[START PROVIDED DATA]

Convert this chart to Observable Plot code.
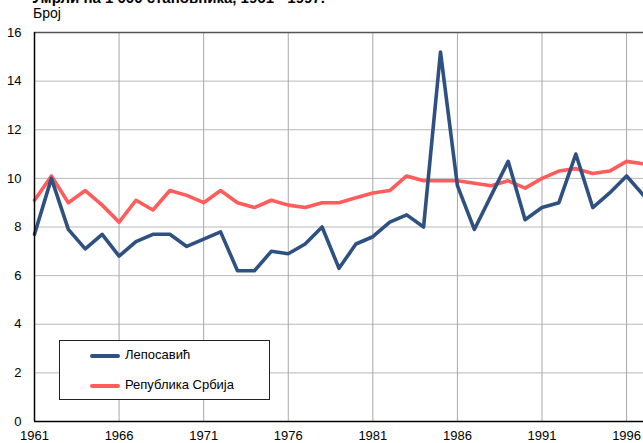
<!DOCTYPE html>
<html>
<head>
<meta charset="utf-8">
<script src="https://cdn.jsdelivr.net/npm/d3@7"></script>
<script src="https://cdn.jsdelivr.net/npm/@observablehq/plot@0.6"></script>
<style>
  html, body { margin: 0; padding: 0; background: #fff; }
  #wrap { position: relative; width: 643px; height: 443px; overflow: hidden; font-family: "Liberation Sans", Arial, sans-serif; }
  #title { position: absolute; left: 32px; top: -11px; font-weight: bold; font-size: 15px; color: #000; white-space: nowrap; }
  #ylab { position: absolute; left: 33px; top: 5px; font-size: 14px; color: #000; }
  #legend { position: absolute; left: 59px; top: 340px; width: 211px; height: 60px; border: 1px solid #222; background: #fff; box-sizing: border-box; }
  .li { position: absolute; left: 30px; height: 20px; font-size: 13px; color: #000; }
  .li .sw { position: absolute; left: 0; top: 8px; width: 30px; height: 4px; border-radius: 2px; }
  .li .tx { position: absolute; left: 35px; top: 1px; white-space: nowrap; }
  #chart { position: absolute; left: 0; top: 0; }
</style>
</head>
<body>
<div id="wrap">
  <div id="chart"></div>
  <div id="title">Умрли на 1 000 становника, 1961 - 1997.</div>
  <div id="ylab">Број</div>
  <div id="legend">
    <div class="li" style="top:5px"><div class="sw" style="background:#2f5181"></div><div class="tx">Лепосавић</div></div>
    <div class="li" style="top:35px"><div class="sw" style="background:#ff5c5c"></div><div class="tx">Република Србија</div></div>
  </div>
</div>
<script>
const years = d3.range(1961, 1998);
const leposavic = [7.7, 10.0, 7.9, 7.1, 7.7, 6.8, 7.4, 7.7, 7.7, 7.2, 7.5, 7.8, 6.2, 6.2, 7.0, 6.9, 7.3, 8.0, 6.3, 7.3, 7.6, 8.2, 8.5, 8.0, 15.2, 9.7, 7.9, 9.3, 10.7, 8.3, 8.8, 9.0, 11.0, 8.8, 9.4, 10.1, 9.3];
const srbija = [9.1, 10.1, 9.0, 9.5, 8.9, 8.2, 9.1, 8.7, 9.5, 9.3, 9.0, 9.5, 9.0, 8.8, 9.1, 8.9, 8.8, 9.0, 9.0, 9.2, 9.4, 9.5, 10.1, 9.9, 9.9, 9.9, 9.8, 9.7, 9.9, 9.6, 10.0, 10.3, 10.4, 10.2, 10.3, 10.7, 10.6];
const xTicks = [1961, 1966, 1971, 1976, 1981, 1986, 1991, 1996];
const yTicks = [0, 2, 4, 6, 8, 10, 12, 14, 16];
const seriesNames = ["Лепосавић", "Република Србија"];

const rows = [];
years.forEach((y, i) => {
  rows.push({year: y, value: leposavic[i], series: seriesNames[0]});
  rows.push({year: y, value: srbija[i], series: seriesNames[1]});
});

const chart = Plot.plot({
  width: 643,
  height: 443,
  marginLeft: 34,
  marginRight: 0,
  marginTop: 32,
  marginBottom: 22,
  style: {fontFamily: "'Liberation Sans', Arial, sans-serif", fontSize: "13px", color: "#000", background: "#fff"},
  x: {domain: [1961, 1997], ticks: xTicks, tickFormat: d => String(d), label: null, tickSize: 0, tickPadding: 9},
  y: {domain: [0, 16], ticks: yTicks, label: null, tickSize: 0, tickPadding: 13},
  marks: [
    Plot.gridY(yTicks, {stroke: "#b8b8b8", strokeOpacity: 1, strokeWidth: 1}),
    Plot.gridX(xTicks, {stroke: "#a8a8a8", strokeOpacity: 1, strokeWidth: 1}),
    Plot.ruleY([16], {stroke: "#555", strokeWidth: 1.5}),
    Plot.line(rows.filter(d => d.series === seriesNames[1]), {x: "year", y: "value", stroke: "#ff5c5c", strokeWidth: 3.6}),
    Plot.line(rows.filter(d => d.series === seriesNames[0]), {x: "year", y: "value", stroke: "#2f5181", strokeWidth: 3.6}),
    Plot.ruleY([0], {stroke: "#000", strokeWidth: 1.5}),
    Plot.ruleX([1961], {stroke: "#000", strokeWidth: 1.5}),
    Plot.axisX({ticks: xTicks, tickFormat: d => String(d), tickSize: 0, tickPadding: 9, label: null}),
    Plot.axisY({ticks: yTicks, tickSize: 0, tickPadding: 13, label: null})
  ]
});
document.getElementById("chart").appendChild(chart);
</script>
</body>
</html>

[END PROVIDED DATA]

> GIVEN INSTRUCTION: Give back every line exactly as it stands, pictures excluded.

> SOLUTION TO THIS EXERCISE:
Convert this chart to Observable Plot code.
<!DOCTYPE html>
<html>
<head>
<meta charset="utf-8">
<script src="https://cdn.jsdelivr.net/npm/d3@7"></script>
<script src="https://cdn.jsdelivr.net/npm/@observablehq/plot@0.6"></script>
<style>
  html, body { margin: 0; padding: 0; background: #fff; }
  #wrap { position: relative; width: 643px; height: 443px; overflow: hidden; font-family: "Liberation Sans", Arial, sans-serif; }
  #title { position: absolute; left: 32px; top: -11px; font-weight: bold; font-size: 15px; color: #000; white-space: nowrap; }
  #ylab { position: absolute; left: 33px; top: 5px; font-size: 14px; color: #000; }
  #legend { position: absolute; left: 59px; top: 340px; width: 211px; height: 60px; border: 1px solid #222; background: #fff; box-sizing: border-box; }
  .li { position: absolute; left: 30px; height: 20px; font-size: 13px; color: #000; }
  .li .sw { position: absolute; left: 0; top: 8px; width: 30px; height: 4px; border-radius: 2px; }
  .li .tx { position: absolute; left: 35px; top: 1px; white-space: nowrap; }
  #chart { position: absolute; left: 0; top: 0; }
</style>
</head>
<body>
<div id="wrap">
  <div id="chart"></div>
  <div id="title">Умрли на 1 000 становника, 1961 - 1997.</div>
  <div id="ylab">Број</div>
  <div id="legend">
    <div class="li" style="top:5px"><div class="sw" style="background:#2f5181"></div><div class="tx">Лепосавић</div></div>
    <div class="li" style="top:35px"><div class="sw" style="background:#ff5c5c"></div><div class="tx">Република Србија</div></div>
  </div>
</div>
<script>
const years = d3.range(1961, 1998);
const leposavic = [7.7, 10.0, 7.9, 7.1, 7.7, 6.8, 7.4, 7.7, 7.7, 7.2, 7.5, 7.8, 6.2, 6.2, 7.0, 6.9, 7.3, 8.0, 6.3, 7.3, 7.6, 8.2, 8.5, 8.0, 15.2, 9.7, 7.9, 9.3, 10.7, 8.3, 8.8, 9.0, 11.0, 8.8, 9.4, 10.1, 9.3];
const srbija = [9.1, 10.1, 9.0, 9.5, 8.9, 8.2, 9.1, 8.7, 9.5, 9.3, 9.0, 9.5, 9.0, 8.8, 9.1, 8.9, 8.8, 9.0, 9.0, 9.2, 9.4, 9.5, 10.1, 9.9, 9.9, 9.9, 9.8, 9.7, 9.9, 9.6, 10.0, 10.3, 10.4, 10.2, 10.3, 10.7, 10.6];
const xTicks = [1961, 1966, 1971, 1976, 1981, 1986, 1991, 1996];
const yTicks = [0, 2, 4, 6, 8, 10, 12, 14, 16];
const seriesNames = ["Лепосавић", "Република Србија"];

const rows = [];
years.forEach((y, i) => {
  rows.push({year: y, value: leposavic[i], series: seriesNames[0]});
  rows.push({year: y, value: srbija[i], series: seriesNames[1]});
});

const chart = Plot.plot({
  width: 643,
  height: 443,
  marginLeft: 34,
  marginRight: 0,
  marginTop: 32,
  marginBottom: 22,
  style: {fontFamily: "'Liberation Sans', Arial, sans-serif", fontSize: "13px", color: "#000", background: "#fff"},
  x: {domain: [1961, 1997], ticks: xTicks, tickFormat: d => String(d), label: null, tickSize: 0, tickPadding: 9},
  y: {domain: [0, 16], ticks: yTicks, label: null, tickSize: 0, tickPadding: 13},
  marks: [
    Plot.gridY(yTicks, {stroke: "#b8b8b8", strokeOpacity: 1, strokeWidth: 1}),
    Plot.gridX(xTicks, {stroke: "#a8a8a8", strokeOpacity: 1, strokeWidth: 1}),
    Plot.ruleY([16], {stroke: "#555", strokeWidth: 1.5}),
    Plot.line(rows.filter(d => d.series === seriesNames[1]), {x: "year", y: "value", stroke: "#ff5c5c", strokeWidth: 3.6}),
    Plot.line(rows.filter(d => d.series === seriesNames[0]), {x: "year", y: "value", stroke: "#2f5181", strokeWidth: 3.6}),
    Plot.ruleY([0], {stroke: "#000", strokeWidth: 1.5}),
    Plot.ruleX([1961], {stroke: "#000", strokeWidth: 1.5}),
    Plot.axisX({ticks: xTicks, tickFormat: d => String(d), tickSize: 0, tickPadding: 9, label: null}),
    Plot.axisY({ticks: yTicks, tickSize: 0, tickPadding: 13, label: null})
  ]
});
document.getElementById("chart").appendChild(chart);
</script>
</body>
</html>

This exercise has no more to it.